I have been thinking again about people’s medical information recently.
First of all, most people have no copy of their own health information. Recently a family member went for an annual physical, and the clinician dutifully addressed the question of colonoscopy. My relative thinks she had one in the past few years, but the doctor doesn’t have a record, and no one is sure how to find it.
I told my relative that when they do locate the results, she should get a copy and keep it. And keep copies of her laboratory results too, for that matter. “Why would I do that? Doctors keep those things.” was her response.
Sigh. Hasn’t she noticed how often doctors can’t find something, or don’t have it?
When I take my car to the shop to have something serviced, I keep a record of what was done. Same goes for any work done on my home. And many people I know do the same.

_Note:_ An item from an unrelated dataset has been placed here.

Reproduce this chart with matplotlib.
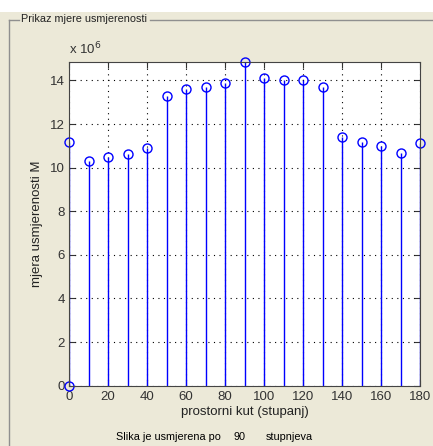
import numpy as np
import matplotlib.pyplot as plt
from matplotlib.patches import Rectangle
from matplotlib.lines import Line2D

# podaci
kut = [0, 10, 20, 30, 40, 50, 60, 70, 80, 90, 100, 110, 120, 130, 140, 150, 160, 170, 180]
mjera = [11.17, 10.32, 10.50, 10.61, 10.89, 13.29, 13.61, 13.70, 13.90, 14.83,
         14.13, 14.02, 14.01, 13.72, 11.42, 11.17, 11.00, 10.66, 11.13]
xticks = [0, 20, 40, 60, 80, 100, 120, 140, 160, 180]
yticks = [0, 2, 4, 6, 8, 10, 12, 14]

plt.rcParams['font.family'] = ['Liberation Sans', 'DejaVu Sans']
W, H = 433, 446
fig = plt.figure(figsize=(W / 100, H / 100), dpi=100)
fig.patch.set_facecolor('#ece9d8')

# bijela traka gore
fig.patches.append(Rectangle((0, 1 - 12 / H), 1, 12 / H, transform=fig.transFigure,
                             facecolor='white', edgecolor='none', zorder=0))
# okvir panela
fc = '#8f8f8f'
fig.add_artist(Line2D([9 / W, 9 / W], [0, 1 - 19.5 / H], color=fc, lw=1))
fig.add_artist(Line2D([9 / W, 19 / W], [1 - 19.5 / H] * 2, color=fc, lw=1))
fig.add_artist(Line2D([150 / W, 1], [1 - 19.5 / H] * 2, color=fc, lw=1))
fig.text(21 / W, 1 - 19 / H, 'Prikaz mjere usmjerenosti', fontsize=7.8,
         va='center', ha='left', color='#222222')

ax = fig.add_axes([69 / W, 1 - 385.7 / H, 351 / W, 324 / H])
ml, sl, bl = ax.stem(kut, mjera, basefmt=' ')
plt.setp(sl, color='blue', lw=1)
plt.setp(ml, color='blue', marker='o', markerfacecolor='none', markersize=6.5, mew=1)
ml.set_clip_on(False)
ax.plot([0], [0], 'o', color='blue', markerfacecolor='none', markersize=6.5, mew=1, clip_on=False)

ax.set_xlim(0, 180)
ax.set_ylim(0, 14.86)
ax.set_xticks(xticks)
ax.set_yticks(yticks)
ax.grid(True, color='black', linestyle=(0, (1, 4)), lw=0.8)
ax.tick_params(direction='in', top=True, right=True, labelsize=9.5, colors='#333333',
               length=4)
ax.tick_params(axis='x', pad=4)
ax.tick_params(axis='y', pad=3)
for s in ax.spines.values():
    s.set_color('#444444')
ax.set_xlabel('prostorni kut (stupanj)', fontsize=9.5, color='#222222', labelpad=2)
ax.set_ylabel('mjera usmjerenosti M', fontsize=9.5, color='#222222', labelpad=5)
ax.text(0, 1.015, r'x 10$^6$', transform=ax.transAxes, fontsize=9.5, color='#333333',
        ha='left', va='bottom')

fig.text(168 / W, 1 - 437 / H, 'Slika je usmjerena po', fontsize=7.8, ha='center', va='center')
fig.text(240 / W, 1 - 437 / H, '90', fontsize=7.8, ha='center', va='center')
fig.text(289 / W, 1 - 437 / H, 'stupnjeva', fontsize=7.8, ha='center', va='center')

fig.savefig('out.png', dpi=100, facecolor=fig.get_facecolor())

However, those same people generally don’t think to keep records of what was done to their bodies. Even though it’s arguably more important than what was done to their cars.
Furthermore, if you decide to take your car to a new mechanic — maybe you weren’t sure about the old one, or maybe you moved to a new town — would you show up with no records of the work done on your car so far?
Well, you might, but it’s not a great idea. When assessing the state of a car — or a person’s health — it’s extremely useful to know what has happened in the past, and what other professionals have done or attempted, when it comes to diagnostics and treatment plans.